TV personality and author Katie Price CREDIT: Channel 4

Some time ago, I went to the Horse of the Year Show. A queue of girls, accompanied by their mothers and grandmothers, snaked around the venue. At their age, I would have eagerly done the same for a chance to meet the heroes of the day – John and Michael Whitaker had the status of rock stars. However, it turned out these pre-teens were there for Katie Price, who was launching a range of pink equestrian-wear. The mothers and grandmothers were equally starstruck, and told me they thought she was a wonderful role model.

There is something about Price – perhaps the fact that she appears unfiltered, or her resolve to keep going where others would give up – that provokes admiration from some and exerts a grim fascination from others.
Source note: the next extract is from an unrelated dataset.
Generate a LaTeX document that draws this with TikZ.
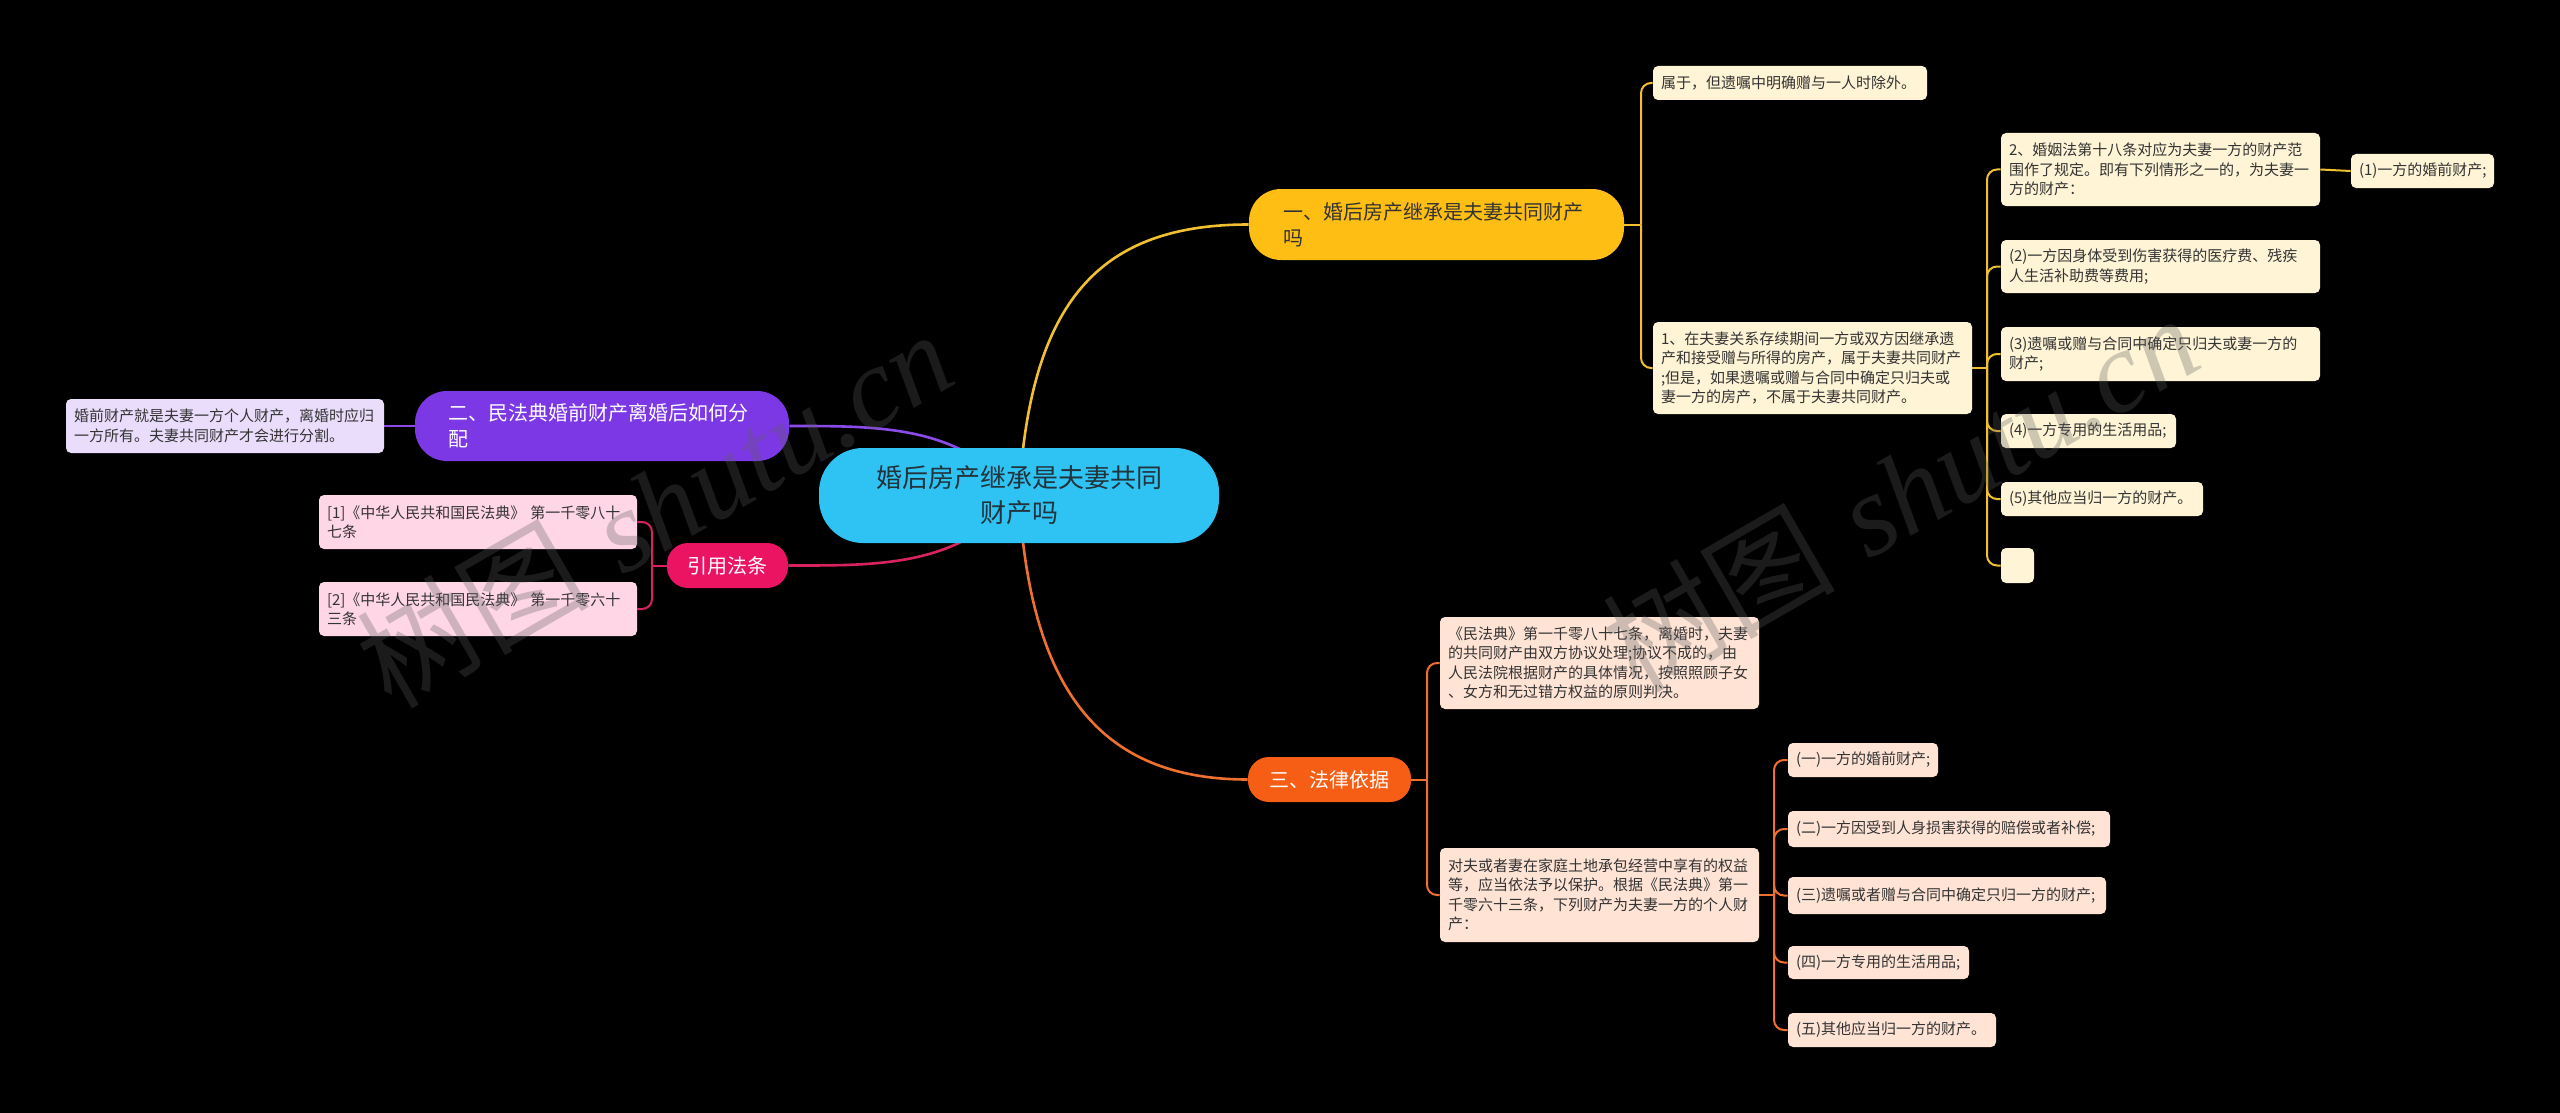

It is why she has never gone away. Katie Price: Trauma and Me (Channel 4) is the latest in a seemingly endless conveyor belt of shows about her.

In this one, she discussed the post-traumatic stress disorder to which she ascribed the latest dramas in her life, namely a drink-driving episode in which she flipped her 4×4 onto its side, and breaching a restraining order against her ex-husband’s new partner.

Price deserves the greatest of sympathy for the terrible events in her life: raped at seven, and the victim of a brutal carjacking in South Africa in 2018 during which she believed she would die. Of course these things will have had a lasting impact. Price said she had been suicidal and had spent time in the Priory. “Mental health is cruel, people don’t understand it. You can’t see it, and it’s horrible when you go through stuff,” she said. This programme, then, was an attempt to discuss how those things had affected her. In the way of all these kinds of shows, she spoke about herself and then met fellow sufferers, including a woman who had started a PTSD charity. The figure was that one in 10 will suffer PTSD in their lifetime.

But when Price began railing against media intrusion, the programme lost its way. Her career is built on tabloid coverage. Openness is valuable when talking about mental health, but here Price barrelled off into complaining about her ex-husbands, and giving details of custody issues involving two of her children. These domestic dramas, she said, were among “the triggers around me that cause me to react”. But dragging them into this cheapened a worthwhile programme.